**GIVEN TASK:**
Take the material below and retype it in full; pictures are left out.

--

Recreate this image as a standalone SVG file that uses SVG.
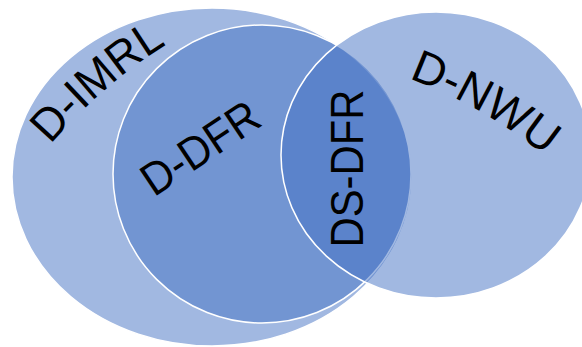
<svg xmlns="http://www.w3.org/2000/svg" width="582" height="347" viewBox="0 0 582 347">
<style>
.set{fill:#4472C4;fill-opacity:0.5;stroke:#FFFFFF;stroke-width:1.5}
.lbl{font-family:"Liberation Sans",Arial,sans-serif;font-size:46px;fill:#000000}
</style>
<defs>
<path id="arcIMRL" d="M31.9,167.7 A500,500 0 0 1 192.3,29.7"/>
<path id="arcNWU" d="M379.4,68.4 A500,500 0 0 1 569,175.6"/>
</defs>
<rect width="582" height="347" fill="#FFFFFF"/>
<g id="node-D-IMRL">
<ellipse class="set" cx="212" cy="177" rx="200" ry="169"/>
</g>
<g id="node-D-DFR">
<circle class="set" cx="262" cy="174" r="149"/>
</g>
<g id="node-D-NWU">
<ellipse class="set" cx="436" cy="155" rx="155" ry="143"/>
</g>
<g id="labels">
<text class="lbl" text-anchor="middle"><textPath href="#arcIMRL" startOffset="50%" textLength="154" lengthAdjust="spacingAndGlyphs">D-IMRL</textPath></text>
<text class="lbl" text-anchor="middle" transform="translate(209,161) rotate(-33.7)" textLength="132" lengthAdjust="spacingAndGlyphs">D-DFR</text>
<text class="lbl" text-anchor="middle" transform="translate(363,168.5) rotate(-90)" textLength="158" lengthAdjust="spacingAndGlyphs">DS-DFR</text>
<text class="lbl" text-anchor="middle"><textPath href="#arcNWU" startOffset="50%" textLength="158" lengthAdjust="spacingAndGlyphs">D-NWU</textPath></text>
</g>
<g id="connectors"></g>
</svg>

--

**WRITTEN ANSWER:**
Recreate this image as a standalone SVG file that uses SVG.
<svg xmlns="http://www.w3.org/2000/svg" width="582" height="347" viewBox="0 0 582 347">
<style>
.set{fill:#4472C4;fill-opacity:0.5;stroke:#FFFFFF;stroke-width:1.5}
.lbl{font-family:"Liberation Sans",Arial,sans-serif;font-size:46px;fill:#000000}
</style>
<defs>
<path id="arcIMRL" d="M31.9,167.7 A500,500 0 0 1 192.3,29.7"/>
<path id="arcNWU" d="M379.4,68.4 A500,500 0 0 1 569,175.6"/>
</defs>
<rect width="582" height="347" fill="#FFFFFF"/>
<g id="node-D-IMRL">
<ellipse class="set" cx="212" cy="177" rx="200" ry="169"/>
</g>
<g id="node-D-DFR">
<circle class="set" cx="262" cy="174" r="149"/>
</g>
<g id="node-D-NWU">
<ellipse class="set" cx="436" cy="155" rx="155" ry="143"/>
</g>
<g id="labels">
<text class="lbl" text-anchor="middle"><textPath href="#arcIMRL" startOffset="50%" textLength="154" lengthAdjust="spacingAndGlyphs">D-IMRL</textPath></text>
<text class="lbl" text-anchor="middle" transform="translate(209,161) rotate(-33.7)" textLength="132" lengthAdjust="spacingAndGlyphs">D-DFR</text>
<text class="lbl" text-anchor="middle" transform="translate(363,168.5) rotate(-90)" textLength="158" lengthAdjust="spacingAndGlyphs">DS-DFR</text>
<text class="lbl" text-anchor="middle"><textPath href="#arcNWU" startOffset="50%" textLength="158" lengthAdjust="spacingAndGlyphs">D-NWU</textPath></text>
</g>
<g id="connectors"></g>
</svg>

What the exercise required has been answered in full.